Phil of Oh Good Ale (https://ohgoodale.wordpress.com/) has recently been recounting his experiences doing the local CAMRA Mild Magic trail. In his concluding post (https://ohgoodale.wordpress.com/2018/06/10/around-manchester-on-a-half-of-mild-4/), he makes some very thoughtful observations about the current state of the pub trade.

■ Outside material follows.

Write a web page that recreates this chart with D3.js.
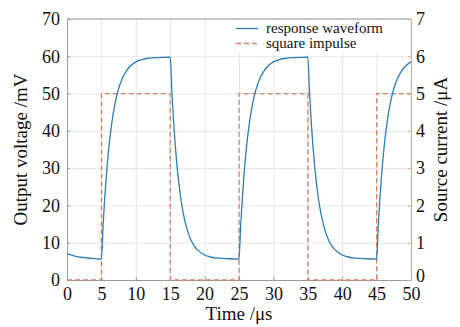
<!DOCTYPE html>
<html>
<head>
<meta charset="utf-8">
<script src="https://cdn.jsdelivr.net/npm/d3@7"></script>
<style>
  body { margin: 0; background: #fff; }
  text { font-family: "Liberation Serif", serif; fill: #111; }
</style>
</head>
<body>
<svg class="chart" width="460" height="327"></svg>
<script>
// values
const timeUs = [0, 1, 2, 3, 4, 5,
  5.25, 5.5, 5.75, 6, 6.5, 7, 7.5, 8, 8.5, 9, 10, 11, 12, 13, 15,
  15.25, 15.5, 15.75, 16, 16.5, 17, 17.5, 18, 18.5, 19, 20, 21, 22, 23, 25,
  25.25, 25.5, 25.75, 26, 26.5, 27, 27.5, 28, 28.5, 29, 30, 31, 32, 33, 35,
  35.25, 35.5, 35.75, 36, 36.5, 37, 37.5, 38, 38.5, 39, 40, 41, 42, 43, 45,
  45.25, 45.5, 45.75, 46, 46.5, 47, 47.5, 48, 48.5, 49, 50];
const voltageMv = [7.0, 6.5, 6.1, 5.9, 5.75, 5.6,
  14.8, 22.4, 28.7, 34.0, 42.0, 47.5, 51.3, 53.9, 55.7, 57.0, 58.5, 59.2, 59.5, 59.65, 59.8,
  50.2, 42.3, 35.8, 30.4, 22.4, 17.0, 13.3, 10.8, 9.1, 8.0, 6.7, 6.1, 5.85, 5.75, 5.6,
  14.8, 22.4, 28.7, 34.0, 42.0, 47.5, 51.3, 53.9, 55.7, 57.0, 58.5, 59.2, 59.5, 59.65, 59.8,
  50.2, 42.3, 35.8, 30.4, 22.4, 17.0, 13.3, 10.8, 9.1, 8.0, 6.7, 6.1, 5.85, 5.75, 5.6,
  14.8, 22.4, 28.7, 34.0, 42.0, 47.5, 51.3, 53.9, 55.7, 57.0, 58.5];

const pulseTime = [0, 5, 5, 15, 15, 25, 25, 35, 35, 45, 45, 50];
const pulseCurrent = [0, 0, 5, 5, 0, 0, 5, 5, 0, 0, 5, 5];

const xTicks = [0, 5, 10, 15, 20, 25, 30, 35, 40, 45, 50];
const yLeftTicks = [0, 10, 20, 30, 40, 50, 60, 70];
const yRightTicks = [0, 1, 2, 3, 4, 5, 6, 7];

const legendNames = ["response waveform", "square impulse"];

const margin = { left: 67, right: 49, top: 19, bottom: 47 };
const width = 460, height = 327;
const blue = "#2f7db6";
const orange = "#d6825f";
const font = "Liberation Serif";

const svg = d3.select(".chart");

const x = d3.scaleLinear().domain([0, 50]).range([margin.left, width - margin.right]);
const yL = d3.scaleLinear().domain([0, 70]).range([height - margin.bottom, margin.top]);
const yR = d3.scaleLinear().domain([0, 7]).range([height - margin.bottom, margin.top]);

// grid
svg.append("g")
  .attr("transform", `translate(0,${margin.top})`)
  .call(d3.axisTop(x).tickValues(xTicks.slice(1, -1)).tickSize(-(height - margin.top - margin.bottom)).tickFormat(""))
  .call(g => g.select(".domain").remove())
  .call(g => g.selectAll("line").attr("stroke", "#e4e4e4"));

svg.append("g")
  .attr("transform", `translate(${margin.left},0)`)
  .call(d3.axisLeft(yL).tickValues(yLeftTicks.slice(1, -1)).tickSize(-(width - margin.left - margin.right)).tickFormat(""))
  .call(g => g.select(".domain").remove())
  .call(g => g.selectAll("line").attr("stroke", "#e0e8ef"));

// top border
svg.append("line")
  .attr("x1", margin.left).attr("x2", width - margin.right)
  .attr("y1", margin.top).attr("y2", margin.top)
  .attr("stroke", "#8a8a8a");

// bottom axis
svg.append("g")
  .attr("transform", `translate(0,${height - margin.bottom})`)
  .call(d3.axisBottom(x).tickValues(xTicks).tickSize(-3).tickPadding(7))
  .call(g => g.select(".domain").attr("stroke", "#9a9a9a"))
  .call(g => g.selectAll("line").attr("stroke", "#9a9a9a"))
  .call(g => g.selectAll("text").attr("font-size", 18).attr("font-family", font).attr("fill", "#111"));

// left axis
svg.append("g")
  .attr("transform", `translate(${margin.left},0)`)
  .call(d3.axisLeft(yL).tickValues(yLeftTicks).tickSize(-3).tickPadding(7))
  .call(g => g.select(".domain").attr("stroke", "#7fa2c2"))
  .call(g => g.selectAll("line").attr("stroke", "#7fa2c2"))
  .call(g => g.selectAll("text").attr("font-size", 18).attr("font-family", font).attr("fill", "#111"));

// right axis
svg.append("g")
  .attr("transform", `translate(${width - margin.right},0)`)
  .call(d3.axisRight(yR).tickValues(yRightTicks).tickFormat(d3.format("d")).tickSize(-3).tickPadding(5))
  .call(g => g.select(".domain").attr("stroke", "#dca88f"))
  .call(g => g.selectAll("line").attr("stroke", "#dca88f"))
  .call(g => g.selectAll("text").attr("font-size", 18).attr("font-family", font).attr("fill", "#111"))
  .call(g => g.selectAll(".tick text").filter(d => d === 0).attr("dy", "0.1em"));

// square impulse
svg.append("path")
  .datum(pulseTime.map((t, i) => [t, pulseCurrent[i]]))
  .attr("fill", "none")
  .attr("stroke", orange)
  .attr("stroke-width", 1.3)
  .attr("stroke-dasharray", "5,3")
  .attr("d", d3.line().x(d => x(d[0])).y(d => yR(d[1])));

// response waveform
svg.append("path")
  .datum(timeUs.map((t, i) => [t, voltageMv[i]]))
  .attr("fill", "none")
  .attr("stroke", blue)
  .attr("stroke-width", 1.3)
  .attr("d", d3.line().curve(d3.curveMonotoneX).x(d => x(d[0])).y(d => yL(d[1])));

// axis titles
svg.append("text")
  .attr("x", x(25)).attr("y", 320)
  .attr("text-anchor", "middle").attr("font-size", 19)
  .text("Time /\u03bcs");

svg.append("text")
  .attr("transform", `translate(27,${(margin.top + height - margin.bottom) / 2}) rotate(-90)`)
  .attr("text-anchor", "middle").attr("font-size", 19)
  .text("Output voltage /mV");

svg.append("text")
  .attr("transform", `translate(447,${(margin.top + height - margin.bottom) / 2}) rotate(-90)`)
  .attr("text-anchor", "middle").attr("font-size", 19)
  .text("Source current /\u03bcA");

// legend
const legend = svg.append("g");
legend.append("rect")
  .attr("x", 231).attr("y", 20.5).attr("width", 177).attr("height", 33)
  .attr("fill", "#fff");
legendNames.forEach((name, i) => {
  const yy = 28.5 + i * 15;
  legend.append("line")
    .attr("x1", 236).attr("x2", 258).attr("y1", yy).attr("y2", yy)
    .attr("stroke", i === 0 ? blue : orange)
    .attr("stroke-width", 1.3)
    .attr("stroke-dasharray", i === 0 ? null : "5,3");
  legend.append("text")
    .attr("x", 266).attr("y", yy + 4.5)
    .attr("font-size", 15)
    .text(name);
});
</script>
</body>
</html>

So, what’s going on out there? Pub-going is changing; like Spinal Tap, its appeal is becoming more selective. The progressive denormalisation of alcohol and social drinking, as a part of everyday life, is continuing to drive pub-going numbers down – or rather, it’s ensuring that losses in pub-going numbers (which are inevitable with social and cultural changes, plus the march of time) aren’t being made up by equal numbers of new drinkers. There is a new breed – or a number of separate, partially overlapping new breeds – of drinker; it’s not just a few hundred hipsters, but on the scale of the population as a whole their numbers are tiny. We can get a false impression from looking in the wrong place, I think. People come from miles around to destination bars in the town centre (and Chorlton), and those bars get pretty crowded at times – but if they’re in town, those people aren’t drinking in the pubs where they live. Thanks to a range of social changes, many of them positive, pubs have lost what used to be their steady clientele (defined roughly as “every unmarried male over the age of 14 and a large proportion of the married men”) – and people who know their Beartown from their Beavertown aren’t going to fill a gap that size...
...There are places where an old style of pub-going doesn’t seem to have gone away, but there are many others where it seems to have died completely, leaving big multi-room pubs waiting for a clientele that isn’t to come back (or not more than a couple of times a week)...
... That’s the world we’re in now, pretty much; unless that wider trend towards denormalisation can be reversed, the pub industry’s going to be facing lean times – or rather, even leaner times.This echoes several of the points I’ve made in the past in posts such as this (http://pubcurmudgeon.blogspot.co.uk/2012/07/whatever-happened-to-pubs.html) and this (http://pubcurmudgeon.blogspot.com/2017/12/that-was-then-this-is-now.html), that:

The “denormalisation” of drinking alcohol, especially in a social setting, is one of the key factors in the decline of pubs

People increasingly see going to the pub for a drink, if they do it at all, as a distinct leisure activity in its own right rather than something woven into the fabric of everyday life
“Use it or lose it” is a simplistic and not very helpful statement. The problem isn’t so much existing pubgoers visting less, but demographic churn not replacing them with a new generation

While some pubs, in specific locations, catering to specific markets, continue to thrive, many others, even if still open, are all too visibly “running on empty”.